Dry Hopping Indian Pale Lagers

Australia & New Zealand Homebrewing Forum

Help Support Australia & New Zealand Homebrewing Forum:

This site may earn a commission from merchant affiliate links, including eBay, Amazon, and others.

BKBrews

Well-Known Member
Joined
12/6/16
Messages
774
Reaction score
169
Hi everyone,

After some advice on dry hopping an Indian Pale Lager.

I made an Indian Helles Bock, that I then pitched the entire WLP860 Munich Helles yeast cake into from a 1.050 Munich Helles that I lagered in the FV for a month.

The Helles Bock went off like a rocket, with about 12-24 hours lag and then dropping from 1.068 (pitched 13/08/2017) to 1.019 as of last night. I bumped it up to 18 degrees for a diacetyl rest last night, but struggling to come up and currently sitting at 15 degrees. Hoping it jumps up during the day.

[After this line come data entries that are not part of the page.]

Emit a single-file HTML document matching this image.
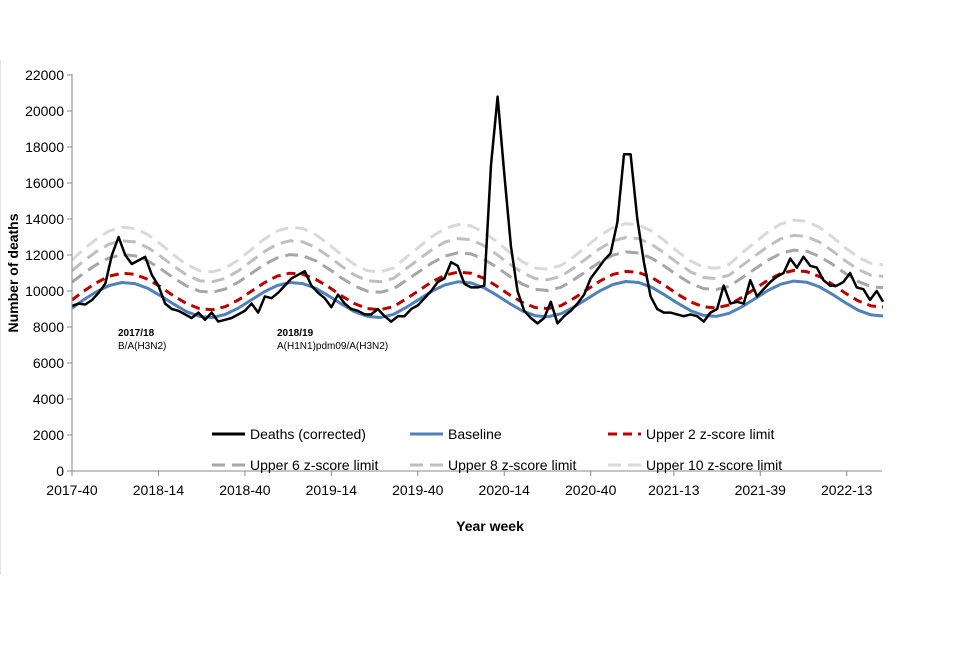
<!DOCTYPE html>
<html><head><meta charset="utf-8"><style>
body{margin:0;background:#fff;font-family:"Liberation Sans",Arial,sans-serif}
svg text{font-family:"Liberation Sans",Arial,sans-serif}
</style></head><body>
<svg id="chart" width="960" height="640" xmlns="http://www.w3.org/2000/svg">
<line x1="0.5" y1="60" x2="0.5" y2="575" stroke="#e4e4e4"/>
<g id="grid"></g>
<g id="series"></g>
<g id="axes"></g>
<text x="118" y="336" font-size="10" font-weight="bold">2017/18</text>
<text x="118" y="349" font-size="10">B/A(H3N2)</text>
<text x="277" y="336" font-size="10" font-weight="bold">2018/19</text>
<text x="277" y="349" font-size="10">A(H1N1)pdm09/A(H3N2)</text>
<text x="490" y="531" font-size="14" font-weight="bold" text-anchor="middle">Year week</text>
<text transform="translate(18,273) rotate(-90)" font-size="14" font-weight="bold" text-anchor="middle">Number of deaths</text>
<g id="legend"></g>
</svg>
<script>
const xTickLabels=["2017-40","2018-14","2018-40","2019-14","2019-40","2020-14","2020-40","2021-13","2021-39","2022-13"];
const xTickWeeks=[0,26,52,78,104,130,156,181,207,233];
const yTicks=[0,2000,4000,6000,8000,10000,12000,14000,16000,18000,20000,22000];
const deathsStep=2;
const deaths=[9170,9300,9250,9500,9900,10400,12000,13000,12000,11500,11700,11900,10900,10300,9300,9000,8900,8700,8500,8800,8400,8800,8300,8400,8500,8700,8900,
9300,8800,9700,9600,9900,10300,10700,10900,11100,10300,9900,9600,9100,9800,9300,9000,8900,8700,8700,9000,8600,8300,8600,8600,9000,9200,
9600,10000,10500,10700,11600,11400,10400,10200,10200,10300,17000,20800,16500,12500,10000,8900,8500,8200,8500,9400,8200,8600,8900,9300,9800,10700,
11200,11700,12100,13800,17600,17600,14000,11600,9700,9000,8800,8800,8700,8600,8700,8600,8300,8800,9000,10300,9300,9400,9300,10600,9700,10100,
10500,10800,11000,11800,11300,11900,11400,11300,10600,10300,10300,10500,11000,10200,10100,9500,10000,9400];
const smoothStart=-0.5;
const smoothStep=3.885;
const baseline=[9050,9500,9950,10300,10470,10410,10150,9730,9270,8850,8590,8530,8700,
9050,9500,9950,10300,10470,10410,10150,9730,9270,8850,8590,8530,8700,
9090,9540,9990,10340,10510,10450,10190,9770,9310,8890,8630,8570,8740,
9110,9560,10010,10360,10530,10470,10210,9790,9330,8910,8650,8590,8760,
9130,9580,10030,10380,10550,10490,10230,9810,9350,8930,8670,8610];
const upper2=[9500,9975,10450,10820,10990,10930,10650,10220,9730,9300,9020,8960,9130,
9500,9975,10450,10820,10990,10930,10650,10220,9730,9300,9020,8960,9130,
9560,10035,10510,10880,11050,10990,10710,10280,9790,9360,9080,9020,9190,
9600,10075,10550,10920,11090,11030,10750,10320,9830,9400,9120,9060,9230,
9650,10125,10600,10970,11140,11080,10800,10370,9880,9450,9170,9110];
const upper6=[10490,10975,11460,11840,12020,11960,11670,11230,10720,10280,9990,9930,10110,
10490,10975,11460,11840,12020,11960,11670,11230,10720,10280,9990,9930,10110,
10590,11075,11560,11940,12120,12060,11770,11330,10820,10380,10090,10030,10210,
10640,11125,11610,11990,12170,12110,11820,11380,10870,10430,10140,10080,10260,
10740,11225,11710,12090,12270,12210,11920,11480,10970,10530,10240,10180];
const upper8=[11120,11650,12180,12600,12790,12730,12410,11920,11380,10890,10570,10510,10700,
11120,11650,12180,12600,12790,12730,12410,11920,11380,10890,10570,10510,10700,
11240,11770,12300,12720,12910,12850,12530,12040,11500,11010,10690,10630,10820,
11300,11830,12360,12780,12970,12910,12590,12100,11560,11070,10750,10690,10880,
11420,11950,12480,12900,13090,13030,12710,12220,11680,11190,10870,10810];
const upper10=[11720,12300,12880,13330,13540,13470,13130,12600,12000,11470,11130,11060,11270,
11720,12300,12880,13330,13540,13470,13130,12600,12000,11470,11130,11060,11270,
11870,12450,13030,13480,13690,13620,13280,12750,12150,11620,11280,11210,11420,
11920,12500,13080,13530,13740,13670,13330,12800,12200,11670,11330,11260,11470,
12120,12700,13280,13730,13940,13870,13530,13000,12400,11870,11530,11460];

const X0=72,PXW=3.325,Y0=471,YMAX=22000,YTOP=75,XEND=883;
const xs=w=>Math.min(XEND,Math.max(X0,X0+w*PXW));
const ys=v=>Y0-(v/YMAX)*(Y0-YTOP);
const NS="http://www.w3.org/2000/svg";
function mk(tag,attrs,parent){const e=document.createElementNS(NS,tag);for(const k in attrs)e.setAttribute(k,attrs[k]);parent.appendChild(e);return e;}
const axes=document.getElementById('axes');
const ax=mk('line',{x1:X0,y1:YTOP-1,x2:X0,y2:Y0,stroke:'#888','stroke-width':1},axes);


const bx=mk('line',{x1:X0,y1:Y0,x2:882,y2:Y0,stroke:'#888','stroke-width':1},axes);


yTicks.forEach(v=>{
 const t=mk('line',{x1:X0-5,y1:ys(v),x2:X0,y2:ys(v),stroke:'#888'},axes);
 
 
 const l=mk('text',{x:X0-8,y:ys(v)+5,'font-size':14,'text-anchor':'end',fill:'#000'},axes);
 l.textContent=v;
 
 
});
xTickWeeks.forEach((w,i)=>{
 const t=mk('line',{x1:xs(w),y1:Y0,x2:xs(w),y2:Y0+5,stroke:'#888'},axes);
 
 
 const l=mk('text',{x:xs(w),y:Y0+24,'font-size':14,'text-anchor':'middle',fill:'#000'},axes);
 l.textContent=xTickLabels[i];
 
 
});
const ser=document.getElementById('series');
function path(arr,start,step){return arr.map((v,i)=>(i?'L':'M')+xs(start+i*step).toFixed(1)+','+ys(v).toFixed(1)).join(' ');}
const defs=[
 {arr:upper10,start:smoothStart,step:smoothStep,stroke:'#d9d9d9',w:3,dash:'13 7',name:'upper-10-z-line',label:'Upper 10 z-score limit'},
 {arr:upper8,start:smoothStart,step:smoothStep,stroke:'#bfbfbf',w:3,dash:'13 7',name:'upper-8-z-line',label:'Upper 8 z-score limit'},
 {arr:upper6,start:smoothStart,step:smoothStep,stroke:'#a6a6a6',w:3,dash:'13 7',name:'upper-6-z-line',label:'Upper 6 z-score limit'},
 {arr:upper2,start:smoothStart,step:smoothStep,stroke:'#c00000',w:3,dash:'9 6',name:'upper-2-z-line',label:'Upper 2 z-score limit'},
 {arr:baseline,start:smoothStart,step:smoothStep,stroke:'#4f81bd',w:3,dash:'',name:'baseline-line',label:'Baseline'},
 {arr:deaths,start:0,step:deathsStep,stroke:'#000',w:2.5,dash:'',name:'deaths-line',label:'Deaths (corrected)'}
];
defs.forEach(d=>{
 const p=mk('path',{d:path(d.arr,d.start,d.step),fill:'none',stroke:d.stroke,'stroke-width':d.w,'stroke-dasharray':d.dash,'stroke-linejoin':'round'},ser);
 
 
});
const leg=document.getElementById('legend');
const order=[5,4,3,2,1,0];
const pos=[[212,434],[410,434],[608,434],[212,465],[410,465],[608,465]];
order.forEach((di,i)=>{
 const d=defs[di];const [lx,ly]=pos[i];
 const g=mk('g',{},leg);
 
 
 mk('line',{x1:lx,y1:ly,x2:lx+33,y2:ly,stroke:d.stroke,'stroke-width':3,'stroke-dasharray':d.dash},g);
 const t=mk('text',{x:lx+38,y:ly+5,'font-size':14,fill:'#000'},g);
 t.textContent=d.label;
});
</script>
</body></html>
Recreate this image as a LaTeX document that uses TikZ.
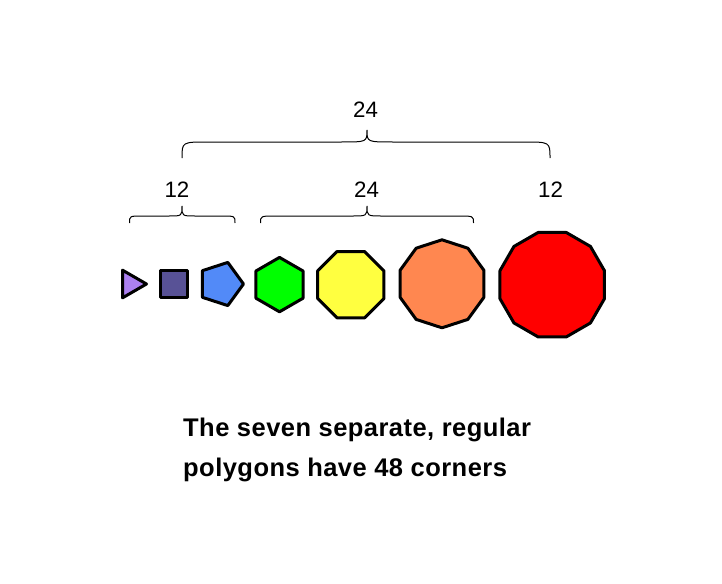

My ferment schedule from here on out is going to look something like this -
Now - Sunday morning: 18c
Sunday night: 10c
Monday morning: 9c
Monday night: 8c
Tuesday morning: 7c
Tuesday night: 6c
Wednesday morning: 5c
Wednesday night: 4c
Thursday morning: 3c
Thursday night: 2c
Friday morning: 1c
Lager in FV until the following Saturday/Sunday, then keg.

I'm dry hopping with 60g Galaxy, 30g Vic Secret, 30g Moutere (Brooklyn) and 30g Waimea in a 28L batch. I'm thinking probably a 5-7 day dry hop, so maybe chucking it all in on the Monday night of the 1c lagering week and making sure I definitely keg the following weekend? Interestingly enough, my last beer (best beer I've made to date) was dry hopped for about 10-12 days (not on purpose - life got in the way) with Mosaic and Cascade and is easily my most aromatic beer yet with zero grassy notes (2 months down the track in the keg).

Anyone with experience on this would be greatly appreciated.
 
If you're still getting strong aroma after two months I'd stick with that method. I'm lucky to get three weeks generally. Grassyness has way more to do than hop selection than the length of time the beer sits on the hops. At least in my experience.
 
If you're still getting strong aroma after two months I'd stick with that method. I'm lucky to get three weeks generally. Grassyness has way more to do than hop selection than the length of time the beer sits on the hops. At least in my experience.

Difference is, last beer was an ale, which was basically at 18 degrees for the full 10 days of dry hopping (except the last 48-72 hours of cold crashing).

I'm just interested to see whether anyone has experience dry hopping a lager and has worked out the best method. I haven't had much success myself, dry hopping after cold crashing, which is essentially what I will be doing this time. The WLP860 has quite a distinct taste/smell to it as well, so it's going to take a pretty well thought out dry hop to counteract that. Samples I have tasted are good, but it's definitely got that Euro/German lager taste going on and the fruit from my all whirlpool hops is struggling to punch through.

Beer will be about 7% and 60 IBU.
 
FYI this beer is now kegged, refrigerated and carbing up. Finished at 1.016 for 6.8% and 60 IBU. Tastes bloody delicious and the melon/mango/passionfruit aroma smells like juice. In the end I left it at 1 degree (once it got there) for a weekend, dry hopped on the Tuesday, then kegged last night for 7 day dry hop total. Can't wait for it to carb!